TO DO: Give the number of lines that include the word "this", and nothing else.

SOURCE MATERIAL:
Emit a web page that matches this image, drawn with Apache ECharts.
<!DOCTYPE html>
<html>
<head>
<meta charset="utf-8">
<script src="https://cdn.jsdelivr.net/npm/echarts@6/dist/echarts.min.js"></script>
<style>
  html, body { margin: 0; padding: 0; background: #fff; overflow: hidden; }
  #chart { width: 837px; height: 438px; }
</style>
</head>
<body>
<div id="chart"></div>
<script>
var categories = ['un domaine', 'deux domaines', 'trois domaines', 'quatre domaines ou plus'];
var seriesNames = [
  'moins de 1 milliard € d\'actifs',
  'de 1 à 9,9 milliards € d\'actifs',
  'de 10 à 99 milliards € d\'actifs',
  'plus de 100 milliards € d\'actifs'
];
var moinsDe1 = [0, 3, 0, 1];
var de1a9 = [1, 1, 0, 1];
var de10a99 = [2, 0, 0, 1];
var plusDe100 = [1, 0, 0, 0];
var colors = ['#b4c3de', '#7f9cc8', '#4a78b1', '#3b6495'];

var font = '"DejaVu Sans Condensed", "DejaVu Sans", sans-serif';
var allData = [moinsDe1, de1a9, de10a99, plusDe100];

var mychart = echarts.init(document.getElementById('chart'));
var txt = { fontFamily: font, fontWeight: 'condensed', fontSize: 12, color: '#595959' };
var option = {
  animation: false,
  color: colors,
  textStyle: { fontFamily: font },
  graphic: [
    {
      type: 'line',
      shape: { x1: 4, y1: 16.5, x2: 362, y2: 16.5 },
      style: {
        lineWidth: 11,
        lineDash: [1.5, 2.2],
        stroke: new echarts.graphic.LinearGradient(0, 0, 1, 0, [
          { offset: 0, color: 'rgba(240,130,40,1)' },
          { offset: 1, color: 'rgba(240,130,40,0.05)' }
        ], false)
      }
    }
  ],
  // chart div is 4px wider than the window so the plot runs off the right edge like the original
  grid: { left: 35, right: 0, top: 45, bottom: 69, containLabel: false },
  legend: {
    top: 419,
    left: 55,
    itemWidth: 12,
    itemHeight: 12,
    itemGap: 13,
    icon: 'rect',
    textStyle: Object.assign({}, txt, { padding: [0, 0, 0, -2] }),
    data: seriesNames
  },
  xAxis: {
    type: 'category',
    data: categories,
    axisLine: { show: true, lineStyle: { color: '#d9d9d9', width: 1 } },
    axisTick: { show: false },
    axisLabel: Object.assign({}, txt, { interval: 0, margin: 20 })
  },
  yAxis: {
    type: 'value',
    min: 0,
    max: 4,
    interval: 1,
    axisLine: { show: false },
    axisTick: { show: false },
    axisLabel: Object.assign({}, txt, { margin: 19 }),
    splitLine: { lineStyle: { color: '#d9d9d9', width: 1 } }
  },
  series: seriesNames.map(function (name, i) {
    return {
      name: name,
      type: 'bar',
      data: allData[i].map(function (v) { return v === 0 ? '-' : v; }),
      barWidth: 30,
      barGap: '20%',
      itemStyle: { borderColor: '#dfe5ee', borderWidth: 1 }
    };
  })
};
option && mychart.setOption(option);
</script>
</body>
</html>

* * *

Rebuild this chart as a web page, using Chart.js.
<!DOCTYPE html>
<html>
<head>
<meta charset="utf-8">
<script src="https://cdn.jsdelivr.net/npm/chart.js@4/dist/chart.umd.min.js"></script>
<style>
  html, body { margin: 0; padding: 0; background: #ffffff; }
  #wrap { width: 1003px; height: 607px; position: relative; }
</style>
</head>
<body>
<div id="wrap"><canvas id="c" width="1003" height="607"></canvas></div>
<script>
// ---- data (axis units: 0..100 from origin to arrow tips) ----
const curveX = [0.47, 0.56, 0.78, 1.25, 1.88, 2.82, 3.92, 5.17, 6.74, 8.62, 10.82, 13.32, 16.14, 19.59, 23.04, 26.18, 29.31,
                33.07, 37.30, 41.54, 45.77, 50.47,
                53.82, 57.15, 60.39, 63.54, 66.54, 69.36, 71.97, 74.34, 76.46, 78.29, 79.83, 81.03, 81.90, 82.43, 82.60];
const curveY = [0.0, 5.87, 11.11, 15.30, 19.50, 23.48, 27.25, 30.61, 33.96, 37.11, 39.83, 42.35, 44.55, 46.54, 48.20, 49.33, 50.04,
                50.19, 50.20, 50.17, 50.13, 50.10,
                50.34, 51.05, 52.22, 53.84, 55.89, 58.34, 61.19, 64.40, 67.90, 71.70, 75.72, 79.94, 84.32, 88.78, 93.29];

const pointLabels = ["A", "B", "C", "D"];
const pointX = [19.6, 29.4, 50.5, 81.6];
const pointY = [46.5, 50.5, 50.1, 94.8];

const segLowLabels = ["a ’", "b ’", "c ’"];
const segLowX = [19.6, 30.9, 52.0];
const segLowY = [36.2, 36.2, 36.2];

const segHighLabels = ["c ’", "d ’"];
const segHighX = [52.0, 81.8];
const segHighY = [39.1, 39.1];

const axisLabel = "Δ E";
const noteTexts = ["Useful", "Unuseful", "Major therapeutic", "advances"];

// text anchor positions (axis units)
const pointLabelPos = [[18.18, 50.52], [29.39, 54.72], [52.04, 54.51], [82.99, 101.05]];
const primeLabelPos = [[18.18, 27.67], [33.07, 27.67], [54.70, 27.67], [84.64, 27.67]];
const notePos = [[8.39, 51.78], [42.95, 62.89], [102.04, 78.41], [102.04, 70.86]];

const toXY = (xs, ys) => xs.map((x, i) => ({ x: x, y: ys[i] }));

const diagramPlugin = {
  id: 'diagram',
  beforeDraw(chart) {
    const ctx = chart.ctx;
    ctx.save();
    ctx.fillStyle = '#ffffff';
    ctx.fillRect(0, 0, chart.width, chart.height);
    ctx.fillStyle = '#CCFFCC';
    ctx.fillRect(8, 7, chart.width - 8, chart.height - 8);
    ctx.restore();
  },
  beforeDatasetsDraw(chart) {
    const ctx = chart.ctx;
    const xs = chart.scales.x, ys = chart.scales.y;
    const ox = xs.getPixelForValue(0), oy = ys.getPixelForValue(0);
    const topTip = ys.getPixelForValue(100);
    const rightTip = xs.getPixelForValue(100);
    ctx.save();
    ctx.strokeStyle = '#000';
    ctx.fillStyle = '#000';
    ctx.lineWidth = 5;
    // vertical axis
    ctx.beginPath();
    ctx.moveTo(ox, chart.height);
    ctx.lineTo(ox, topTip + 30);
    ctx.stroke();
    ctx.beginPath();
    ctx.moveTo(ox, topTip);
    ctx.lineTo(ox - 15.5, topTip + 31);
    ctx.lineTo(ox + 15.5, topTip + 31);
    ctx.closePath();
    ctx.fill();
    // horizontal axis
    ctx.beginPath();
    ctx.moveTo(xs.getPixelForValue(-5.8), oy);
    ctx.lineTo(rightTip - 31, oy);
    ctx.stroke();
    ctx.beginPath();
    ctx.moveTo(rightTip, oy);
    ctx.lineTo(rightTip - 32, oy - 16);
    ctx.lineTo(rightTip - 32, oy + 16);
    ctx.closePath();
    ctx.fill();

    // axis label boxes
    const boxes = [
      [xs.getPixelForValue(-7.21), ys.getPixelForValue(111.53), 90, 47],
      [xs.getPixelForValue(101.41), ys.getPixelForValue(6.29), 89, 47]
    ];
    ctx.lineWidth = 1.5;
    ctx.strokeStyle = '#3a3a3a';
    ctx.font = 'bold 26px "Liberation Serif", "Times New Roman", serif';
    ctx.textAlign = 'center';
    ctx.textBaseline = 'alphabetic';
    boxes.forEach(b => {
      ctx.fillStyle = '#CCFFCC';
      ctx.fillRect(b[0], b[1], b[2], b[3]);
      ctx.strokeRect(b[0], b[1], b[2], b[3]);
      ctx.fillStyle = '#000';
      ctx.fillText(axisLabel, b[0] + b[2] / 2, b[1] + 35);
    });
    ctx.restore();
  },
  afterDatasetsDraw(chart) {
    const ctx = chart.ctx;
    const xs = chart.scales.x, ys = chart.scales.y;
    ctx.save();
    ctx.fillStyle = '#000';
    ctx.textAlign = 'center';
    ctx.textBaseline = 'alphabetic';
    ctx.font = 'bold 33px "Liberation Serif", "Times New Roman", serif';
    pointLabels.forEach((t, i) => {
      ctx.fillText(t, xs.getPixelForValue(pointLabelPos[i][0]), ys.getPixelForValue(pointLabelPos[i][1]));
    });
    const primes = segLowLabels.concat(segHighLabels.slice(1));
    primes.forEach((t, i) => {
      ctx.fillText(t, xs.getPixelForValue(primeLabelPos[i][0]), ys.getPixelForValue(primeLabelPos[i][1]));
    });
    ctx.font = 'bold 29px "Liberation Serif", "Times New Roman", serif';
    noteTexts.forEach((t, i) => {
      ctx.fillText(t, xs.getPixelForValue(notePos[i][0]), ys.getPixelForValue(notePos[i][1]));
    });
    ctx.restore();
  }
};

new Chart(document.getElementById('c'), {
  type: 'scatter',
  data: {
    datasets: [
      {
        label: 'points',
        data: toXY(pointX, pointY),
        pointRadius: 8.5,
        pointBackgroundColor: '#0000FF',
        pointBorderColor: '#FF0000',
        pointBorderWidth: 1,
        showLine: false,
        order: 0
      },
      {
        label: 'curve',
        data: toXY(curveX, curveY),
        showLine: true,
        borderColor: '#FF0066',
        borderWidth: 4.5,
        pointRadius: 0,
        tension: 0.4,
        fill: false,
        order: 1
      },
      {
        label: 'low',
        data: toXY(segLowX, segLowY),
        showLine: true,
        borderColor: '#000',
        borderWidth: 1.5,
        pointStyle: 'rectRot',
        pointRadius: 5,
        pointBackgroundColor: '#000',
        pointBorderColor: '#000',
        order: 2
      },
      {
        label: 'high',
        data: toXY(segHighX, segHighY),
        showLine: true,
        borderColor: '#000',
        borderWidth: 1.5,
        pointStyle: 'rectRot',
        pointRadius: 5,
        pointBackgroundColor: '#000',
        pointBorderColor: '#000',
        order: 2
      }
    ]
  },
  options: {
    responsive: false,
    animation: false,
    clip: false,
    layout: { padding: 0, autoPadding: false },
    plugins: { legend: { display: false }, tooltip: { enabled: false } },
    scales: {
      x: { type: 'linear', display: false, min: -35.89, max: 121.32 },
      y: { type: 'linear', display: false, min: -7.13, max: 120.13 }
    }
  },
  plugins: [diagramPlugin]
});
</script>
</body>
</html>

TASK RESULT: 2